__Aim of the exercise__.
In the data below, locate the line containing "What Apache ECharts" and the line containing "const yTitle = 'Capacitance retention(%)';", then retype both and everything between them exactly. Pictures are not part of the copy.

__Input records__.
---*---
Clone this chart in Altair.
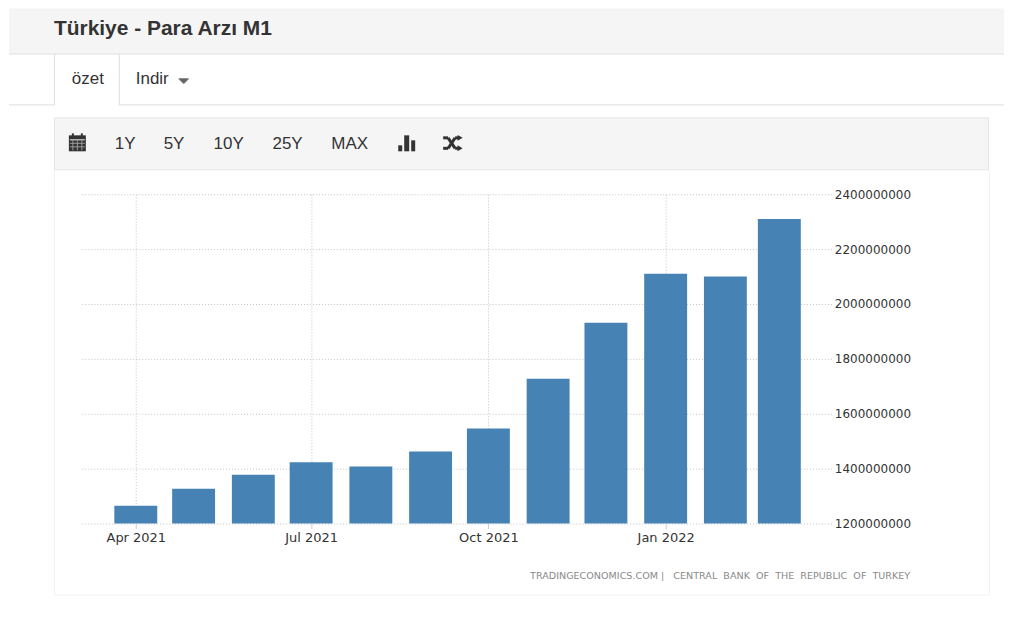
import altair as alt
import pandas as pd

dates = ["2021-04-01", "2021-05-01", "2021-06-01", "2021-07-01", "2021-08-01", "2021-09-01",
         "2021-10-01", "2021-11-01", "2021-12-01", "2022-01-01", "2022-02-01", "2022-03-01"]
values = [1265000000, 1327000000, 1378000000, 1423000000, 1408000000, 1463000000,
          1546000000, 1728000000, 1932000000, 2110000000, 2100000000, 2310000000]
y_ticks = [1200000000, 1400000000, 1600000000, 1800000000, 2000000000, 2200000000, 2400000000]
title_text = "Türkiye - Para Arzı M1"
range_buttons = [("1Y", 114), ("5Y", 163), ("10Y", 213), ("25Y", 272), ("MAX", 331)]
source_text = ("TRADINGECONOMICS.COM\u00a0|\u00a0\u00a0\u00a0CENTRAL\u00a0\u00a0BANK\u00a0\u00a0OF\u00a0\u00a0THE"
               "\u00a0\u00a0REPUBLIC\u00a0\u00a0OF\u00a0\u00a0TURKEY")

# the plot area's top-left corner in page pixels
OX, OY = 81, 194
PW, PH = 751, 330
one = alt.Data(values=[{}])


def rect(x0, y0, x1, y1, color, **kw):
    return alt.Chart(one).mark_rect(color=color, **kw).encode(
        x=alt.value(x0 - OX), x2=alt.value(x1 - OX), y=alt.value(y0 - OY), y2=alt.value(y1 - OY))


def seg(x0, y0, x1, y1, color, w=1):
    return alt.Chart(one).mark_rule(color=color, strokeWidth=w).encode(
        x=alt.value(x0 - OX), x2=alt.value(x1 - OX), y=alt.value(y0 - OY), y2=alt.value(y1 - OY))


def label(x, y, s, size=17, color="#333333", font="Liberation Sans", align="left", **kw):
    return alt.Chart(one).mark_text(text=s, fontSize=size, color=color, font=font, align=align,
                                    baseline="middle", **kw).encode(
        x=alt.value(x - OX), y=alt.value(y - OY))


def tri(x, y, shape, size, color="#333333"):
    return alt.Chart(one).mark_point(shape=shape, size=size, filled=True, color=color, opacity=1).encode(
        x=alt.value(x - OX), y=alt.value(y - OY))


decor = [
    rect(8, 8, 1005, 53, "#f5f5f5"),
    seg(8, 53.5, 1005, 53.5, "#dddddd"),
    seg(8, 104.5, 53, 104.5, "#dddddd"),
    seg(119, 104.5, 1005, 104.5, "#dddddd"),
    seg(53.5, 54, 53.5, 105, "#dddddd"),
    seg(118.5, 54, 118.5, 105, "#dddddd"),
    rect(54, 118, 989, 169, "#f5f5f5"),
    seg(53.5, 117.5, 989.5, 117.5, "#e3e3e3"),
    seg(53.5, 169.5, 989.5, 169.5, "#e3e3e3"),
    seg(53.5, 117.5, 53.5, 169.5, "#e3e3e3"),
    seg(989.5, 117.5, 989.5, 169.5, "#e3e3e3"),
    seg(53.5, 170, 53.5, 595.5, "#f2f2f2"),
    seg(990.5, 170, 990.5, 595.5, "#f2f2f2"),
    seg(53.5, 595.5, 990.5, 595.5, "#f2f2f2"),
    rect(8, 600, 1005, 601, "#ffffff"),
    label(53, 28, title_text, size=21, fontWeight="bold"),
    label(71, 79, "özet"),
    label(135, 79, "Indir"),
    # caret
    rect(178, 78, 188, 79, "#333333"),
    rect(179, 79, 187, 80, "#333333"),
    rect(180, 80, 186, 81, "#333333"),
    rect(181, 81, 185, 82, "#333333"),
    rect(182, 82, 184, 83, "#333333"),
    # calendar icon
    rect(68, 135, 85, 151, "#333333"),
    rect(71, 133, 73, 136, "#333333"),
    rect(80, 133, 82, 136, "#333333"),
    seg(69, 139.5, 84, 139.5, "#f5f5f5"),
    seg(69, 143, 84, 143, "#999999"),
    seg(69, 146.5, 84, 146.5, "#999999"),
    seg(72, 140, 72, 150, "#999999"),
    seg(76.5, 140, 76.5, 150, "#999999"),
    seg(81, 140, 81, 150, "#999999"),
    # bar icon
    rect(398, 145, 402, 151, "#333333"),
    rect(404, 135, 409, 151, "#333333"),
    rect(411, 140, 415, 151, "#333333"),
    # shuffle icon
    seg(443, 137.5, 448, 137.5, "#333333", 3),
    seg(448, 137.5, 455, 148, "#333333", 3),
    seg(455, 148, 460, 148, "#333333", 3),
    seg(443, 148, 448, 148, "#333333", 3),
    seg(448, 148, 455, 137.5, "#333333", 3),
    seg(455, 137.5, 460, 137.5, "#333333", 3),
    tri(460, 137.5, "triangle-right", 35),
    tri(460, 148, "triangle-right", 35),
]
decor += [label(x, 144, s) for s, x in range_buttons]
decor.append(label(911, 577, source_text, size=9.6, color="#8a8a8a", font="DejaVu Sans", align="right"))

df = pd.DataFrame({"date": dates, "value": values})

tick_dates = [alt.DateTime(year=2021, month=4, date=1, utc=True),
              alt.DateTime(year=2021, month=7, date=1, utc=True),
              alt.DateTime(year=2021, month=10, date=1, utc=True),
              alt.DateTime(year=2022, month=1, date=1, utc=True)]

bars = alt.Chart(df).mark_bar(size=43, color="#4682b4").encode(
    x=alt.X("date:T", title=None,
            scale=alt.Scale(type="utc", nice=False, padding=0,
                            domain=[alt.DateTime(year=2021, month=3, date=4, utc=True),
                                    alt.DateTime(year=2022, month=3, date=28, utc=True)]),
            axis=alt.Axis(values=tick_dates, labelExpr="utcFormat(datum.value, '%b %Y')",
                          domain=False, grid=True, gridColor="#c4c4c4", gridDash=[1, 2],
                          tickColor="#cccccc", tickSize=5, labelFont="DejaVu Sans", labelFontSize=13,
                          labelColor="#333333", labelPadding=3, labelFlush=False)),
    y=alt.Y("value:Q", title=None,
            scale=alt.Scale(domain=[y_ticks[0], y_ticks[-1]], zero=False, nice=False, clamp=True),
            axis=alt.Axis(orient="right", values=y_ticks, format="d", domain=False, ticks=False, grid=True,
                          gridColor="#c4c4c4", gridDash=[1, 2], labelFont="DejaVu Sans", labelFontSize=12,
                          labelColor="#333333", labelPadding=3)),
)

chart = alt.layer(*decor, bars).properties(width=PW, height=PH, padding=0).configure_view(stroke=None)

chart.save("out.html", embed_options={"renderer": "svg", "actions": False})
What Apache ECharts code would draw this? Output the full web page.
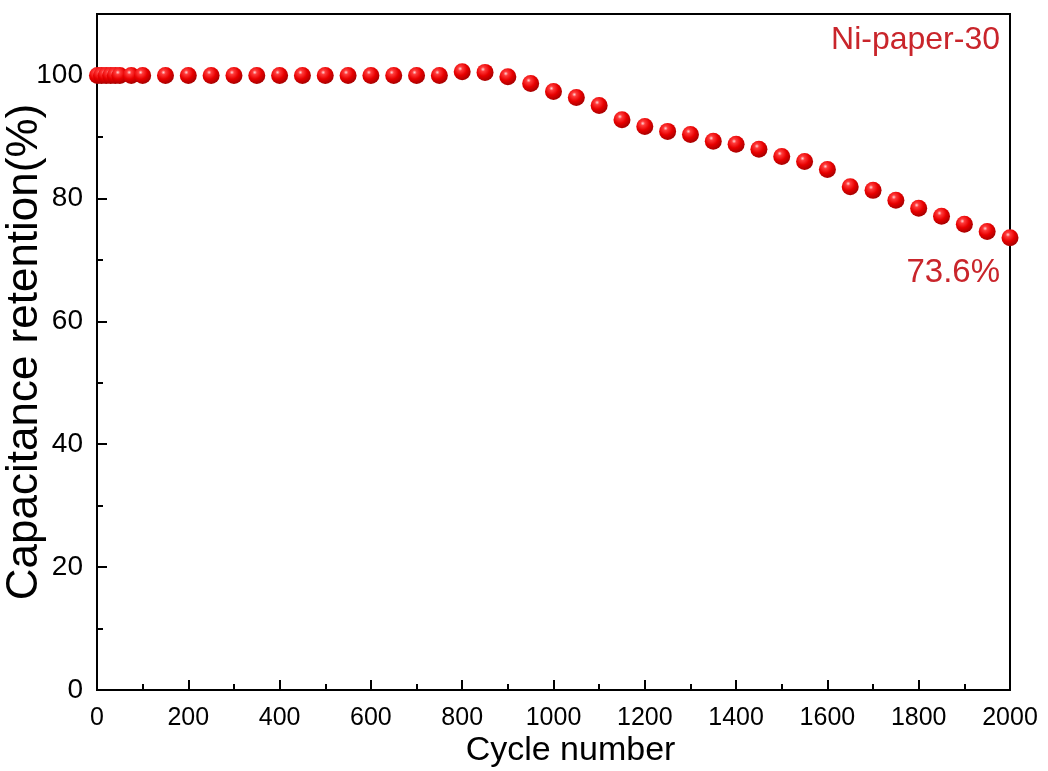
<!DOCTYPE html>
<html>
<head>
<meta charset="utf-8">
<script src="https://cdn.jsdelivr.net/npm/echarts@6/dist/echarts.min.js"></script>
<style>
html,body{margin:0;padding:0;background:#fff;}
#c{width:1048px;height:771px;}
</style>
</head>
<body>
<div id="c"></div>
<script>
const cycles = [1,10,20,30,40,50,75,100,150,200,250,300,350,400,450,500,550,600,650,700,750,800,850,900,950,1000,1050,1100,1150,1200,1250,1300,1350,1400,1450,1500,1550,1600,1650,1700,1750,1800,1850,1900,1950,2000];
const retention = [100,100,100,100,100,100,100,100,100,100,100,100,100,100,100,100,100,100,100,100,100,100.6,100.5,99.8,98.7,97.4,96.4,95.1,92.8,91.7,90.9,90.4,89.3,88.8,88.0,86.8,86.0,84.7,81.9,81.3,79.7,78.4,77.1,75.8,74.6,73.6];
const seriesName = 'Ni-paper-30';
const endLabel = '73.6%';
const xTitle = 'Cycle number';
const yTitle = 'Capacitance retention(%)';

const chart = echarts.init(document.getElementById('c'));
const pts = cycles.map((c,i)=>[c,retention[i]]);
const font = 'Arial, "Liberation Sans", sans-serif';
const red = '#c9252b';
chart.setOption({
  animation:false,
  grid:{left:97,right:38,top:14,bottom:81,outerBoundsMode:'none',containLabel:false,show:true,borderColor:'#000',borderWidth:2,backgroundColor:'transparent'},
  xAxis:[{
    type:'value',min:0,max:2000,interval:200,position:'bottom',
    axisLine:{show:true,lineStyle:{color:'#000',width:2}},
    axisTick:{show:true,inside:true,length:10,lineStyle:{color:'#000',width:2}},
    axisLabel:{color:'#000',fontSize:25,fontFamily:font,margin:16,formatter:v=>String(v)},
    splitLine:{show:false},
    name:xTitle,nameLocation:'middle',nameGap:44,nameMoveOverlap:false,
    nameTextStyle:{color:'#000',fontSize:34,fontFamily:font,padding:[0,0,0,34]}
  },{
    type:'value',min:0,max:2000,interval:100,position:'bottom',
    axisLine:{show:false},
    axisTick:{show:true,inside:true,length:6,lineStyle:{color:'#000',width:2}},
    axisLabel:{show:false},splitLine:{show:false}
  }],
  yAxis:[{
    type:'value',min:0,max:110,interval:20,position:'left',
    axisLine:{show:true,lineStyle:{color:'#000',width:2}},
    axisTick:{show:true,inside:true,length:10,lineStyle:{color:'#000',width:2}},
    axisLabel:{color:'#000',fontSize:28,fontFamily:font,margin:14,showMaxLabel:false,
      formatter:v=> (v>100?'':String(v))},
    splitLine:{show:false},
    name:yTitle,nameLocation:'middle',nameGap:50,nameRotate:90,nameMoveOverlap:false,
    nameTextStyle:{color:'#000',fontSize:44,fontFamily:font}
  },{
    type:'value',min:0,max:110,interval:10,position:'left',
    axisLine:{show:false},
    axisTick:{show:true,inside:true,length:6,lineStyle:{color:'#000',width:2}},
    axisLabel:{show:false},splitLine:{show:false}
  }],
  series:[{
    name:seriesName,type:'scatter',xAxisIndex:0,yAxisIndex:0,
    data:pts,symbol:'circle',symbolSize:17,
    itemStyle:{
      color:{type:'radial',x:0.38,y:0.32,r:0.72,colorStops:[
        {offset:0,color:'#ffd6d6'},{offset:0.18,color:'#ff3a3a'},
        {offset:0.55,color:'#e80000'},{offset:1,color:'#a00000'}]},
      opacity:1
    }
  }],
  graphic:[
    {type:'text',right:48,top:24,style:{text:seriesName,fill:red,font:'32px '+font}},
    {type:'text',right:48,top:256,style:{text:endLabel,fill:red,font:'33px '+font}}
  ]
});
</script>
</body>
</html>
---*---
__Solution to this task__.
What Apache ECharts code would draw this? Output the full web page.
<!DOCTYPE html>
<html>
<head>
<meta charset="utf-8">
<script src="https://cdn.jsdelivr.net/npm/echarts@6/dist/echarts.min.js"></script>
<style>
html,body{margin:0;padding:0;background:#fff;}
#c{width:1048px;height:771px;}
</style>
</head>
<body>
<div id="c"></div>
<script>
const cycles = [1,10,20,30,40,50,75,100,150,200,250,300,350,400,450,500,550,600,650,700,750,800,850,900,950,1000,1050,1100,1150,1200,1250,1300,1350,1400,1450,1500,1550,1600,1650,1700,1750,1800,1850,1900,1950,2000];
const retention = [100,100,100,100,100,100,100,100,100,100,100,100,100,100,100,100,100,100,100,100,100,100.6,100.5,99.8,98.7,97.4,96.4,95.1,92.8,91.7,90.9,90.4,89.3,88.8,88.0,86.8,86.0,84.7,81.9,81.3,79.7,78.4,77.1,75.8,74.6,73.6];
const seriesName = 'Ni-paper-30';
const endLabel = '73.6%';
const xTitle = 'Cycle number';
const yTitle = 'Capacitance retention(%)';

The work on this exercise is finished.